I understand that due to physical mechanics, the mount would require a bit more bulk to remain compatible with current EF/EF-s lenses, but taken into account, I’m sure you could remove the mirror and pentaprism from the base model rebel, recess the sensor as far back as physically possible, decrease the overall body size, include an electronic viewfinder and make a compelling little package.  Certainly smaller than an M9 for instance.   This market segment, more than any other currently is pushing the digital landscape to great technological leaps and I find it frustrating from a consumer’s standpoint that no one has offered existing system users an answer like this.

My ideal direction for a new mirrorless from Canon?

  • Make compatible with EF/EF-s lenses
  • Remove as much bulk from the Rebel T3 (keep the T3i or whatever it becomes as your entry DSLR)
  • Incorporate a cutting edge EVF (akin to the NEX 7 or even a hybrid like the Fuji X100)
  • Introduce a couple pancakes to play to overall system size all while having access to full EF lens lineup. (look to the full frame/APS-C compatible pancakes like the Voigtlander 40mm f/2 or Pentax 40mm f/2.8)
  • Focus on low light performance.  So far the Sony’s seem to be doing the best all while keeping up with the megapixel war.
  • Build this to satisfy both the crossover crowd AND the enthusiast crowd.  (ie: don’t dumb it down, keep the same functionality as the current Rebel line)
  • Keep the price competitive with the entry level DSLRs (sub $800)

Do this, redesign the base level rebel into something slick and compact and I think as long as the design wasn’t horrendous, Canon would absolutely kill it.  Canon has the resources to do this, it is something I think would not only retain Canon shooters jumping to compliment their “bulky” DSLR systems by going to m4/3 or Sony, but attract new users into the EOS system.

Agree?  Disagree?  Fire off a comment.

Happy holidays to everyone and here’s to hoping 2011 has been great for all.




7 thoughts on “*Mirrorless mania, or just another brick in the wall?

  1. I need the short flange to sensor distance provided by MILCs.. Need to have computer control and video image display on the monitor. Need as many megapixels as practicable.

    The T3i is now my best option. However, the flange to sensor distance is too long for some of my applications.

    I take pictures thru microscopes. On some scopes there is not enough mechanical clearance using a DSLR for direct projection of the image onto the sensor and parfocality with the eyepieces.

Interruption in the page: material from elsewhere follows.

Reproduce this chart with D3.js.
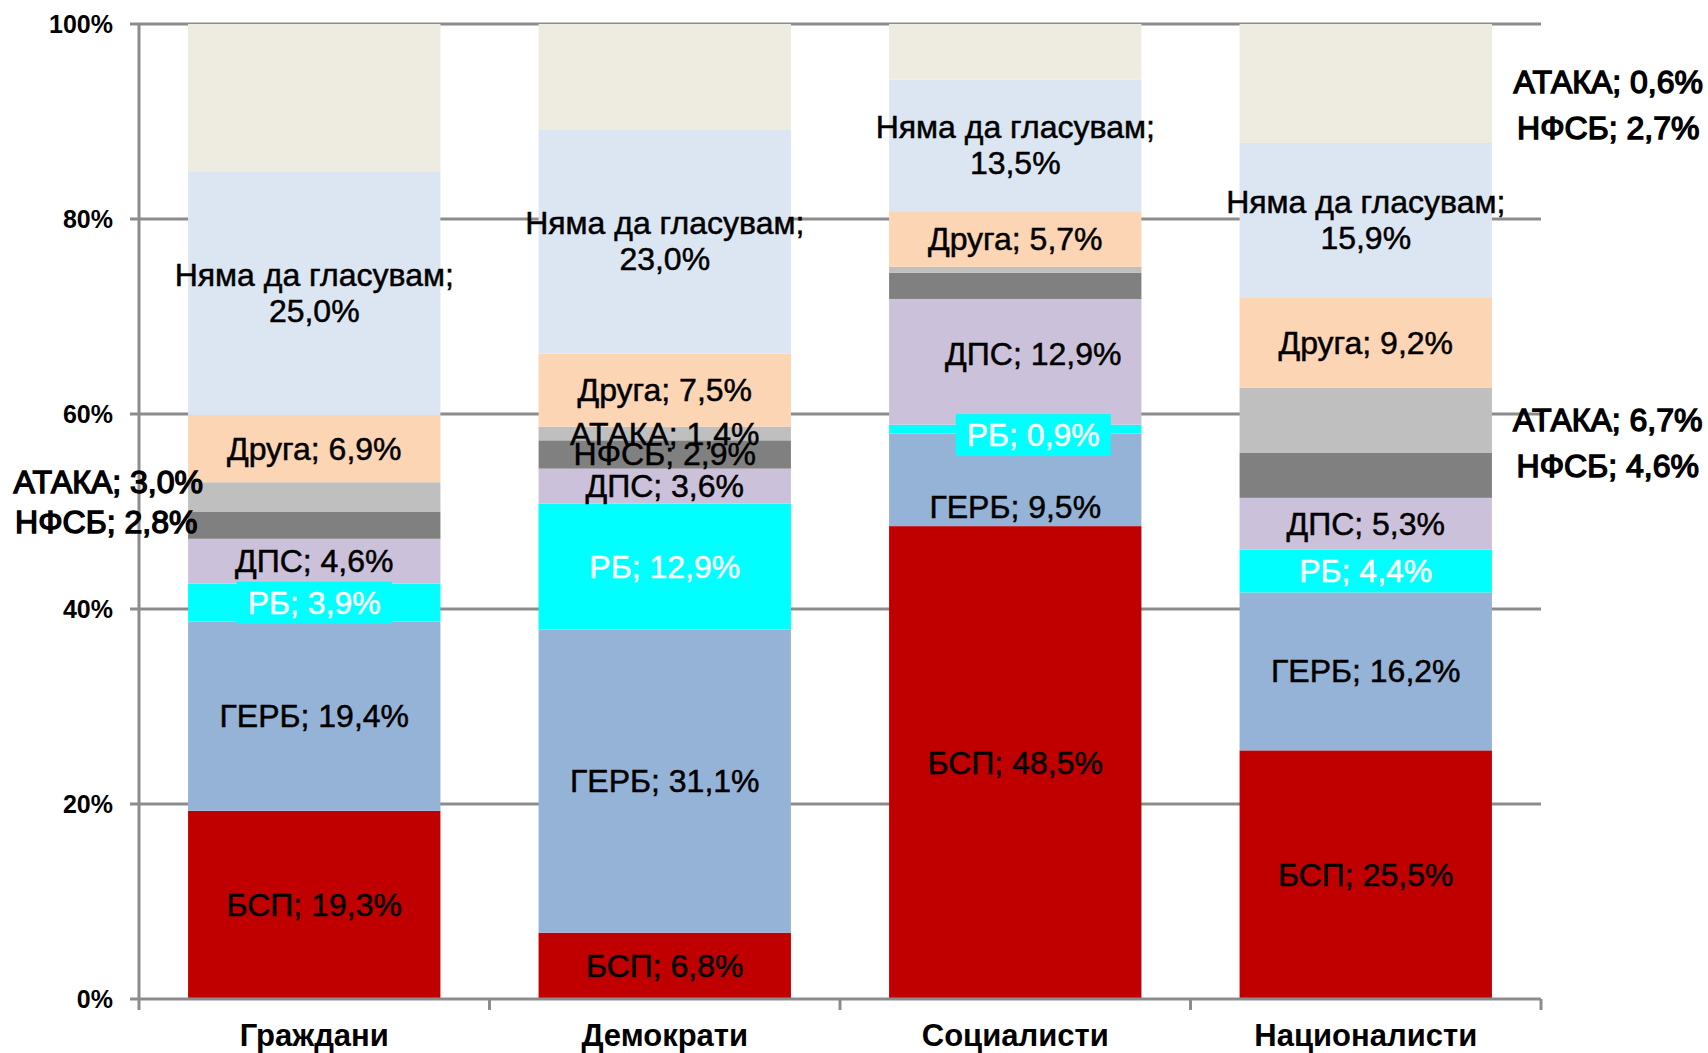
<!DOCTYPE html>
<html>
<head>
<meta charset="utf-8">
<script src="https://cdn.jsdelivr.net/npm/d3@7"></script>
<style>
  body { margin: 0; background: #fff; }
  text { font-family: "Liberation Sans", Arial, sans-serif; }
</style>
</head>
<body>
<svg id="chart" width="1708" height="1053"></svg>
<script>
// --- data (percent of each group) ---
const categories = ["Граждани", "Демократи", "Социалисти", "Националисти"];
const parties = ["БСП", "ГЕРБ", "РБ", "ДПС", "НФСБ", "АТАКА", "Друга", "Няма да гласувам", "Не знам"];
const bsp    = [19.3,  6.8, 48.5, 25.5];
const gerb   = [19.4, 31.1,  9.5, 16.2];
const rb     = [ 3.9, 12.9,  0.9,  4.4];
const dps    = [ 4.6,  3.6, 12.9,  5.3];
const nfsb   = [ 2.8,  2.9,  2.7,  4.6];
const ataka  = [ 3.0,  1.4,  0.6,  6.7];
const druga  = [ 6.9,  7.5,  5.7,  9.2];
const nyama  = [25.0, 23.0, 13.5, 15.9];
const neznam = [15.1, 10.8,  5.7, 12.2];
const yTicks = [0, 20, 40, 60, 80, 100];

const seriesValues = [bsp, gerb, rb, dps, nfsb, ataka, druga, nyama, neznam];
const colors = ["#C00000", "#95B3D7", "#00FFFF", "#CCC1DA", "#808080", "#BFBFBF", "#FCD5B5", "#DCE6F2", "#EEECE1"];

// label tweaks (px offsets from segment centre), like the hand-moved labels in the original
const labelMoves = {
  "Граждани|АТАКА": { dx: -206, dy: -15, outside: true },
  "Граждани|НФСБ": { dx: -208, dy: -3, outside: true },
  "Социалисти|АТАКА": { dx: 593, dy: -188, outside: true },
  "Социалисти|НФСБ": { dx: 593, dy: -158, outside: true },
  "Социалисти|РБ": { dx: 18, dy: 6 },
  "Социалисти|ГЕРБ": { dx: 0, dy: 27 },
  "Социалисти|ДПС": { dx: 18, dy: -8 },
  "Националисти|АТАКА": { dx: 242, dy: 0, outside: true },
  "Националисти|НФСБ": { dx: 242, dy: -9, outside: true }
};

const table = categories.map((c, i) => {
  const row = { cat: c };
  parties.forEach((p, j) => row[p] = seriesValues[j][i]);
  return row;
});

const svg = d3.select("#chart");
const plotLeft = 139, plotRight = 1541, plotTop = 24, plotBottom = 999;

const x = d3.scaleBand().domain(categories).range([plotLeft, plotRight])
  .paddingInner(0.28).paddingOuter(0.14);
const y = d3.scaleLinear().domain([0, 100]).range([plotBottom, plotTop]);

const stacked = d3.stack().keys(parties)(table);

// gridlines
svg.append("g").selectAll("line").data(yTicks.filter(d => d > 0)).enter().append("line")
  .attr("x1", plotLeft - 9).attr("x2", plotRight)
  .attr("y1", d => y(d)).attr("y2", d => y(d))
  .attr("stroke", "#8C8C8C").attr("stroke-width", 3);

// bars
const layers = svg.append("g").selectAll("g").data(stacked).enter().append("g")
  .attr("fill", (d, i) => colors[i]);
layers.selectAll("rect").data(d => d).enter().append("rect")
  .attr("x", d => x(d.data.cat))
  .attr("width", x.bandwidth())
  .attr("y", d => y(d[1]))
  .attr("height", d => y(d[0]) - y(d[1]));

// axes
svg.append("line").attr("x1", plotLeft).attr("x2", plotLeft).attr("y1", plotTop).attr("y2", plotBottom + 1)
  .attr("stroke", "#8C8C8C").attr("stroke-width", 3);
svg.append("line").attr("x1", plotLeft - 9).attr("x2", plotRight).attr("y1", plotBottom).attr("y2", plotBottom)
  .attr("stroke", "#8C8C8C").attr("stroke-width", 3);
const step = x.step();
svg.append("g").selectAll("line").data(d3.range(categories.length + 1)).enter().append("line")
  .attr("x1", i => plotLeft + i * step).attr("x2", i => plotLeft + i * step)
  .attr("y1", plotBottom).attr("y2", plotBottom + 11)
  .attr("stroke", "#8C8C8C").attr("stroke-width", 3);

svg.append("g").selectAll("text").data(yTicks).enter().append("text")
  .attr("x", 113).attr("y", d => y(d) + 9)
  .attr("text-anchor", "end")
  .style("font-size", "25px").style("font-weight", "bold")
  .text(d => d + "%");

svg.append("g").selectAll("text").data(categories).enter().append("text")
  .attr("x", d => x(d) + x.bandwidth() / 2).attr("y", 1046)
  .attr("text-anchor", "middle")
  .style("font-size", "31px").style("font-weight", "bold")
  .text(d => d);

// data labels
const fmt = v => v.toFixed(1).replace(".", ",") + "%";
const labels = svg.append("g");
stacked.forEach((layer, li) => {
  const party = parties[li];
  if (party === "Не знам") return;
  layer.forEach(d => {
    const cat = d.data.cat;
    const mv = labelMoves[cat + "|" + party] || { dx: 0, dy: 0 };
    const cx = x(cat) + x.bandwidth() / 2 + mv.dx;
    const cy = (y(d[0]) + y(d[1])) / 2 + mv.dy;
    const value = d[1] - d[0];
    const white = party === "РБ";
    const ink = white ? "#fff" : "#000";
    const t = labels.append("text")
      .attr("text-anchor", "middle")
      .style("font-size", "32px")
      .attr("fill", ink)
      .attr("stroke", ink)
      .attr("stroke-width", mv.outside ? 1.4 : 0.5);
    if (party === "Няма да гласувам") {
      t.append("tspan").attr("x", cx).attr("y", cy - 18 + 11).text(party + ";");
      t.append("tspan").attr("x", cx).attr("y", cy + 18 + 11).text(fmt(value));
    } else {
      t.attr("x", cx).attr("y", cy + 11).text(party + "; " + fmt(value));
    }
    if (white) {
      const w = t.node().getComputedTextLength() + 22;
      labels.insert("rect", () => t.node())
        .attr("x", cx - w / 2).attr("y", cy - 21)
        .attr("width", w).attr("height", 42)
        .attr("fill", "#00FFFF");
    }
  });
});
</script>
</body>
</html>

    • I think that by going with an existing SLR mount and attributable flange distances, the only major drawback aside from the slight size increase is that (I assume) it would limit the compatibility with certain optics, and that would be something they’d need to asses. There are already multiple systems capable of providing the shorter flange distances for those applications though, and while it would be good to compete on all fronts, I feel that being this late to the game both benefits them in that they have been watching whats worked and what hasn’t, but also that they’d need to choose their battles to an extent as many existing systems (and users) are becoming pretty established.

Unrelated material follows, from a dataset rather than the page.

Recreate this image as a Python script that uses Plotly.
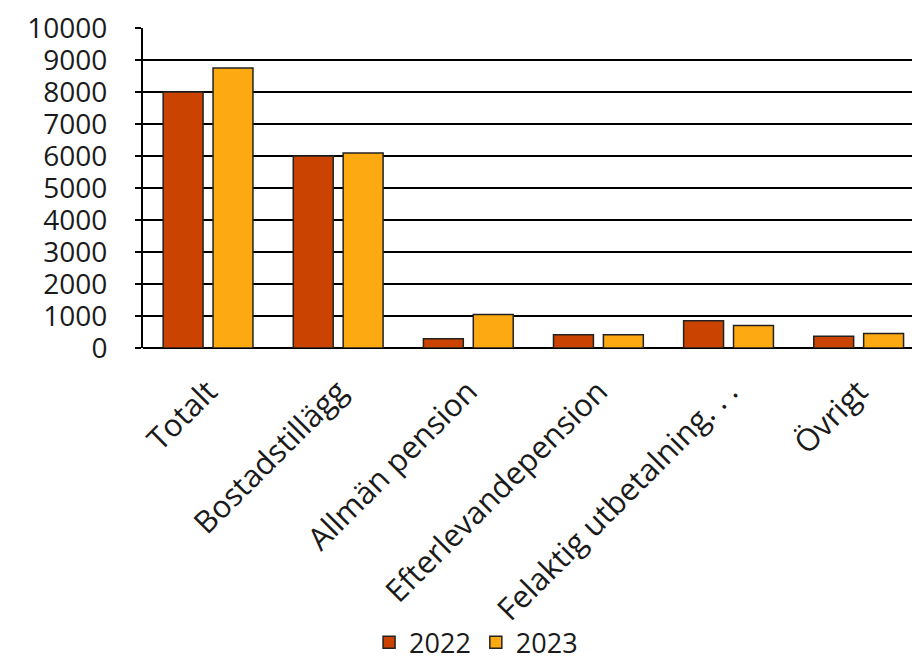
import plotly.graph_objects as go

# Kategorier och värden per år
categories = ["Totalt", "Bostadstillägg", "Allmän pension", "Efterlevandepension",
              "Felaktig utbetalning.\u2005.\u2005.", "Övrigt"]
values_2022 = [8000, 6000, 290, 415, 855, 365]
values_2023 = [8750, 6090, 1050, 415, 700, 455]
series_names = ["2022", "2023"]
colors = ["#CA4300", "#FDA912"]

fig = go.Figure()
for name, vals, col in zip(series_names, [values_2022, values_2023], colors):
    fig.add_trace(go.Bar(
        x=categories, y=vals, name=name,
        marker=dict(color=col, line=dict(color="#222222", width=1.5)),
    ))

font_family = "Open Sans, Segoe UI, sans-serif"
fig.update_layout(
    width=912, height=664,
    margin=dict(l=143, r=0, t=28, b=316, autoexpand=False),
    paper_bgcolor="white", plot_bgcolor="white",
    barmode="group", bargap=0.233, bargroupgap=0.2,
    font=dict(family=font_family, color="#1a1a1a", size=28),
    showlegend=True,
    legend=dict(orientation="h", xref="container", yref="container",
                x=0.522, xanchor="center", y=0.032, yanchor="middle",
                bgcolor="rgba(0,0,0,0)",
                font=dict(size=27), itemwidth=30, traceorder="normal"),
)
fig.update_xaxes(
    type="category", range=[-0.5, 5.41], automargin=False,
    tickangle=-45, tickfont=dict(size=31),
    showline=False, showgrid=False, ticks="outside", ticklen=12, tickcolor="rgba(0,0,0,0)",
)
fig.update_yaxes(
    range=[0, 10000], dtick=1000, tickformat="d", automargin=False,
    showgrid=True, gridcolor="black", gridwidth=2,
    showline=True, linecolor="black", linewidth=2,
    ticks="outside", ticklen=6, tickcolor="black", tickwidth=2,
    ticklabelstandoff=22,
    tickfont=dict(size=28), zeroline=True, zerolinecolor="black", zerolinewidth=2,
)

fig.write_html("out.html")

      I admit, I love using various lenses on my GF1, in fact I think it is one of the better qualities of the micro 4/3 system (and NEX, etc). I’m not saying that Canon shouldn’t take third party compatibility into account, but I feel that to truly offer something different, and potentially redefine the mirrorless segment to their advantage moving forward (as mirrorless seems to be more and more a realistic part of the future in crossover/enthusiast digital photography), if they were able to offer a camera that immediately had the most diverse and extensive proprietary lens catalogue, it would be a major draw. Would it be as compact? Nope, but it could be compact enough to compete with the GH series or NX-x series or even the NEX7, all while also competing against entry level DSLRs.

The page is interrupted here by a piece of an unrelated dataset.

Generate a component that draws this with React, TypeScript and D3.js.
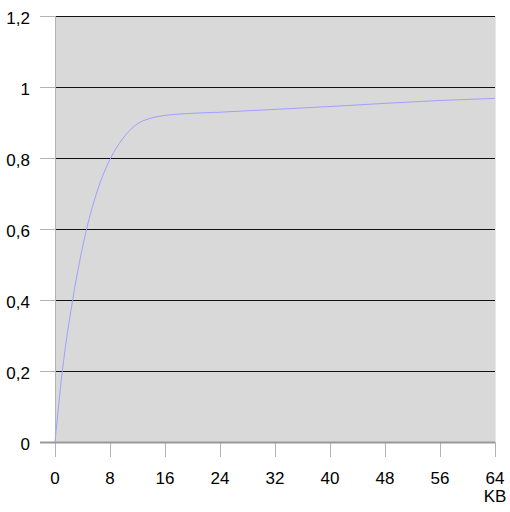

  2. i’m enjoying this discussion…
    i think micro 4/3 is magic!
    right now i just need high ISO in my camera… 🙂
    the sharpness depends on light and lens… not from the machine…
    i’m thinking to have another prime lens… 😀


    • Thanks Inna 🙂

      I too really enjoy the m4/3 system, but like you, would like to see better high ISO performance. Gratuitous in camera noise reduction aside (which is rarely ever the best way) this will always be a challenge for a smaller sensor like the 4/3 lot vs an APS-C (or larger) sensor. Not that better S/N (signal to noise) performance isn’t able to happen on a smaller sensor, it’s just that its physical limitations will always be behind a larger sensor, which (in theory) should be able to employ the same advancements in S/N performance.

      No matter the sensor, a good fast lens will always be a fun tool though! 😉



  3. uhhh sounds so sexy!
    i think when we’re starting to go to commercial area… we would havent enough time to sit in our chair doing processing! we will get tired… 🙂
    so, having a great camera is a must!
    i dont know T… till now i still enjoy learning than making money from this hobby!
    i want to teach… that’s the planning!


    • Well Inna,

      Maybe we can combine forces and offer educational photographic tours of lovely locales 🙂

      When all is said and done, I’m sure that Canon will have jumped into this new market, I only hope that they don’t force users to reinvest in a new mount. They’re too late to the dance, and if they want to retain/gain/steal users, they’ll need to offer something better than what Nikon did. Sony is moping the mirrorless floor of late and the micro 4/3 camp is far more established as a system then any of the others at this point, so the only way I see Canon being successful is to flex their muscles which in this case would be by allowing the millions of EF lenses out there to be immediately useful with a cool new compact system camera whether that is a rangefinder styled body, or a slimmed down Rebel style body.

      We’ll see though.

      Happy new year Inna, I hope all’s well!